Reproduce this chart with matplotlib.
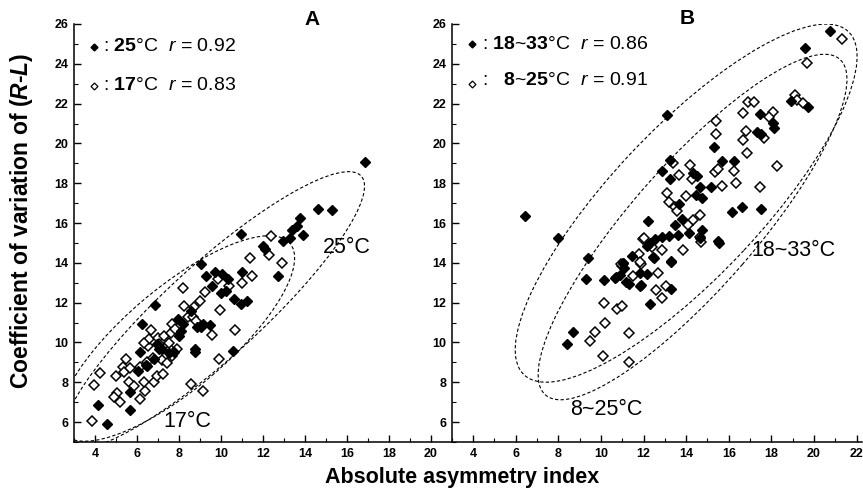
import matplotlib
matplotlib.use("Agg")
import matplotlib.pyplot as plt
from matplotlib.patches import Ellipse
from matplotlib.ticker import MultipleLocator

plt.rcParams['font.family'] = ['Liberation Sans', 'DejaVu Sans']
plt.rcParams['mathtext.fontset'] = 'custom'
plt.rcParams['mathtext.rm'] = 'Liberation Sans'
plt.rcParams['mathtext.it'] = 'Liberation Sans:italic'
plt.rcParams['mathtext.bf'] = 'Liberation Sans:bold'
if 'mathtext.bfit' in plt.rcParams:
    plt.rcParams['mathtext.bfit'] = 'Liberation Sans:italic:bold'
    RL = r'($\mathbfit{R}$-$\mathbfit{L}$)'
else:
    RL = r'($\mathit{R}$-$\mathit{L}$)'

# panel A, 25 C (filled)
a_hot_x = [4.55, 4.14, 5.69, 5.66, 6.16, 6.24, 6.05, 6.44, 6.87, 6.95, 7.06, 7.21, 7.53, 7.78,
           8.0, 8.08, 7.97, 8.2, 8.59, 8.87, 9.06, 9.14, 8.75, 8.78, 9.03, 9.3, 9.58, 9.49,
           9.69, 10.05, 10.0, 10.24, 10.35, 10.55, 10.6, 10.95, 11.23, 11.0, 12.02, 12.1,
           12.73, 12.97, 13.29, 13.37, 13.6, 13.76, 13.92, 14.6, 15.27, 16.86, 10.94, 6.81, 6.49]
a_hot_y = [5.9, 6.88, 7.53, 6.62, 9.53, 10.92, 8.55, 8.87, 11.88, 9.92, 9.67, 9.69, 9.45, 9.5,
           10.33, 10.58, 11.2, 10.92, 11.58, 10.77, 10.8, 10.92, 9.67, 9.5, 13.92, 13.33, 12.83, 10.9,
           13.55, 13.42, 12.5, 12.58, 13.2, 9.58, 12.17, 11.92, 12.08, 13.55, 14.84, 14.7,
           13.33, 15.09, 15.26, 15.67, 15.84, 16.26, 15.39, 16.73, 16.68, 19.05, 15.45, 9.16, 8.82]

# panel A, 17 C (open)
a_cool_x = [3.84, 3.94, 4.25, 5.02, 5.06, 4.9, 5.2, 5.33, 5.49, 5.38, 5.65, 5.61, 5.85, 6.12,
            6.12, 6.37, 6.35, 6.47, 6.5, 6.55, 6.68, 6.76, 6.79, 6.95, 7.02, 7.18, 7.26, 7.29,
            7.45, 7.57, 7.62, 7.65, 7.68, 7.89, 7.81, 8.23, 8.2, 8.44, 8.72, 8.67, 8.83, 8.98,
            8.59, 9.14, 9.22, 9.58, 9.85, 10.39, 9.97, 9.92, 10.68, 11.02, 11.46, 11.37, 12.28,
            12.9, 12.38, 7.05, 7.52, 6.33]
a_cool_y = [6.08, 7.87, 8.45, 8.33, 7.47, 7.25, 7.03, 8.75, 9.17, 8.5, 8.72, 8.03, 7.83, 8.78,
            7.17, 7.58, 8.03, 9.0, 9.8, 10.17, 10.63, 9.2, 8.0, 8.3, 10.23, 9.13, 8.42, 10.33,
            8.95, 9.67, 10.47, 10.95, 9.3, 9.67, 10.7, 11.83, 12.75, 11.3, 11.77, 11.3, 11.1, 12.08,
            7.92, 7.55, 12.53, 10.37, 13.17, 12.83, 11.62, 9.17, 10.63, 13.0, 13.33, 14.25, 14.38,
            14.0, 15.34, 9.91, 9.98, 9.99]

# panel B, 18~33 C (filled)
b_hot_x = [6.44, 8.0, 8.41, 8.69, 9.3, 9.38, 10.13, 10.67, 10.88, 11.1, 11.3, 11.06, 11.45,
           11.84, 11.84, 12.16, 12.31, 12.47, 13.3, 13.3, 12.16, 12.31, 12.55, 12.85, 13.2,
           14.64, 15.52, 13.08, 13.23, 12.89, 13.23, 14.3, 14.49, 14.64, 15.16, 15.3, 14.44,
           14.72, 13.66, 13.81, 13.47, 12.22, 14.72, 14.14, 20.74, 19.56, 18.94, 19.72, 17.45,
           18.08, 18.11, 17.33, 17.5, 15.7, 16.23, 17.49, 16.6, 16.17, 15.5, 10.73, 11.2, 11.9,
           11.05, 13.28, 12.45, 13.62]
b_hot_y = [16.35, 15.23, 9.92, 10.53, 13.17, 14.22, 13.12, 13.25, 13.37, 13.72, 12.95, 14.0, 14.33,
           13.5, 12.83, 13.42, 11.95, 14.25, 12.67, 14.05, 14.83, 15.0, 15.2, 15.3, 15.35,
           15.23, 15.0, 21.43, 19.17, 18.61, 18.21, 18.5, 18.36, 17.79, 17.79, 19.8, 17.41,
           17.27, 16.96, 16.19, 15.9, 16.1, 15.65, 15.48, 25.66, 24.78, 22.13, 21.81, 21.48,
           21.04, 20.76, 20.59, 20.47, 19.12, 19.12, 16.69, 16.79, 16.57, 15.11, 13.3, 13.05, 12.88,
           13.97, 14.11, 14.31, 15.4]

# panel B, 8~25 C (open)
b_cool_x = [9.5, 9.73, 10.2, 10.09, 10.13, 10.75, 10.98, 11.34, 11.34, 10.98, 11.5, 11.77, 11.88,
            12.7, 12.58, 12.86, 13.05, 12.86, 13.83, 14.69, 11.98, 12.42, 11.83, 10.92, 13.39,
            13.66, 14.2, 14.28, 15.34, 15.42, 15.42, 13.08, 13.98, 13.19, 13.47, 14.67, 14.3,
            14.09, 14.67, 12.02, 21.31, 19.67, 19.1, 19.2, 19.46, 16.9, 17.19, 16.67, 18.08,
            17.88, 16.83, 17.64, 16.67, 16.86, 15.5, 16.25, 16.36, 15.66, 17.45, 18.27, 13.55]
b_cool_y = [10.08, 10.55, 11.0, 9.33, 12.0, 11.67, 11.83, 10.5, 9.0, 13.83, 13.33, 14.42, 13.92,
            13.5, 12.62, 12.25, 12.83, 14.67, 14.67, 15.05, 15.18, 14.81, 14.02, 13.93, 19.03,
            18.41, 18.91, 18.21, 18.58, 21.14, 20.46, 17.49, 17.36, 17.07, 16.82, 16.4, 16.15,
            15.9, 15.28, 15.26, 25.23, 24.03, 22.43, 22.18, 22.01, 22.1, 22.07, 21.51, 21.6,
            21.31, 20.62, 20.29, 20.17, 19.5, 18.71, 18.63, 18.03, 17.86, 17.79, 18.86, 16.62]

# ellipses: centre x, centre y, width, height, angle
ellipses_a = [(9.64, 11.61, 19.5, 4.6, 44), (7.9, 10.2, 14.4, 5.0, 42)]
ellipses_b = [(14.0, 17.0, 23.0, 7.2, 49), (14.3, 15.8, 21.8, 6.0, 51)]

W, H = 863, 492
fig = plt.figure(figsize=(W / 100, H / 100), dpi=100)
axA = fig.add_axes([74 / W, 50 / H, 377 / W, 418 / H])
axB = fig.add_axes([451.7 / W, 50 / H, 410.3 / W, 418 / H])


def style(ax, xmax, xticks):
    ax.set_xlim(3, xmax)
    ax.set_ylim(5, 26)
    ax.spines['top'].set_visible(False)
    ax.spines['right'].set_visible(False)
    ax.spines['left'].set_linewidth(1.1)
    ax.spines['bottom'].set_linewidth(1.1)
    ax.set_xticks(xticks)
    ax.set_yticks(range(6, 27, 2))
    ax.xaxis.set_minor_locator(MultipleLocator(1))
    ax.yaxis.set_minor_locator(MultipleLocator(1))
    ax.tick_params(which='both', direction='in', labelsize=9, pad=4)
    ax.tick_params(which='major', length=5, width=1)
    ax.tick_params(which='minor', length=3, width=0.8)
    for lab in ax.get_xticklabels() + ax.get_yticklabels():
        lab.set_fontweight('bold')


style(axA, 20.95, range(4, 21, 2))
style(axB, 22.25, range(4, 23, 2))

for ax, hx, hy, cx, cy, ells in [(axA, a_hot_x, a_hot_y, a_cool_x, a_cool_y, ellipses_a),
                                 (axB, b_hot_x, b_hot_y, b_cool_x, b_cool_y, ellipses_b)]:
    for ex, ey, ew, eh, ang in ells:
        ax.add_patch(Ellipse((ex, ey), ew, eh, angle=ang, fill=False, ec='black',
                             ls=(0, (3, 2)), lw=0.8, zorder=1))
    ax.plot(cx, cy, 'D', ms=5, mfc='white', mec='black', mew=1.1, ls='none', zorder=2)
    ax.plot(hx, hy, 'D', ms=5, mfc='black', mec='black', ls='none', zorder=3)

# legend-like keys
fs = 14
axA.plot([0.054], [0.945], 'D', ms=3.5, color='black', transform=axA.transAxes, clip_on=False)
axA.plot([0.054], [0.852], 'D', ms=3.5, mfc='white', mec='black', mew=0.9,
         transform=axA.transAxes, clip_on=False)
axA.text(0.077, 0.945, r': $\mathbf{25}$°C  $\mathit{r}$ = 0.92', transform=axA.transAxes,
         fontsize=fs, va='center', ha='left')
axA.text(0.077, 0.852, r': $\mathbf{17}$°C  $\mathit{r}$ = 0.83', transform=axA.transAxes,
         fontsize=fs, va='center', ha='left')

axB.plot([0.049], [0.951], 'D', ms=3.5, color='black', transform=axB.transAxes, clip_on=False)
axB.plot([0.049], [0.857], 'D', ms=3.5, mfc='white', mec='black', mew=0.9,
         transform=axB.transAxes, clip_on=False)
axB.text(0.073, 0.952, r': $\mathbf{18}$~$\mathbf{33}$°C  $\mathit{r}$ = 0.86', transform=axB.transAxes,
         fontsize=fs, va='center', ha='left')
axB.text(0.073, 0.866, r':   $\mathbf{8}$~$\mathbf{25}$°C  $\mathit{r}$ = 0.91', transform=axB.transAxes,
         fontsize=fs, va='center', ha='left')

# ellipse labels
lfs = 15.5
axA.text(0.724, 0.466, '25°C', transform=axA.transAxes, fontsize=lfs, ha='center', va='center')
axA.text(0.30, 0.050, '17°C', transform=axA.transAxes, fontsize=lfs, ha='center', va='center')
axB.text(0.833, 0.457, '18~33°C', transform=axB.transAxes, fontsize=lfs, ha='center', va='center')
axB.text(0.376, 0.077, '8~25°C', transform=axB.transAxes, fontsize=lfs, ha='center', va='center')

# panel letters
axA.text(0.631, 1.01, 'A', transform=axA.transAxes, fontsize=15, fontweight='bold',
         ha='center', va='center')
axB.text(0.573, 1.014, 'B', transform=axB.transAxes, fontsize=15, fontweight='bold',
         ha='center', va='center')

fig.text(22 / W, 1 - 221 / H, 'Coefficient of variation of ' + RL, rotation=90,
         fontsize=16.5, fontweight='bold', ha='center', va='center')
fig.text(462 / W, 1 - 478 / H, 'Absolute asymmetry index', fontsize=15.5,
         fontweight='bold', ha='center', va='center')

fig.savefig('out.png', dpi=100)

· · · ·

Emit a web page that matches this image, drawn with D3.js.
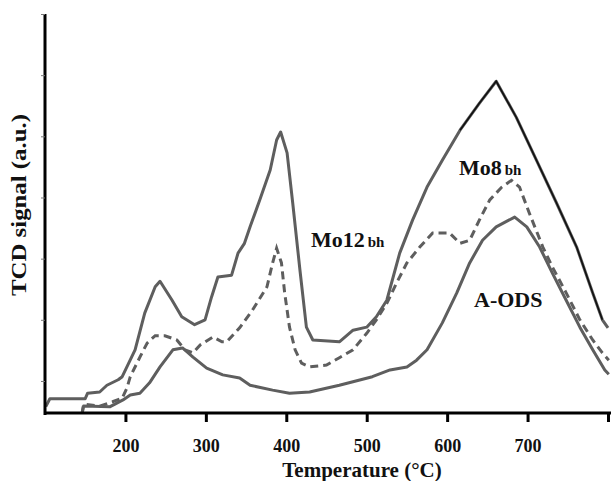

· · · ·

- Request
Tally the lines in these entries that have the string "matplotlib" in them, then answer with the count and nothing else.

- Task answer
6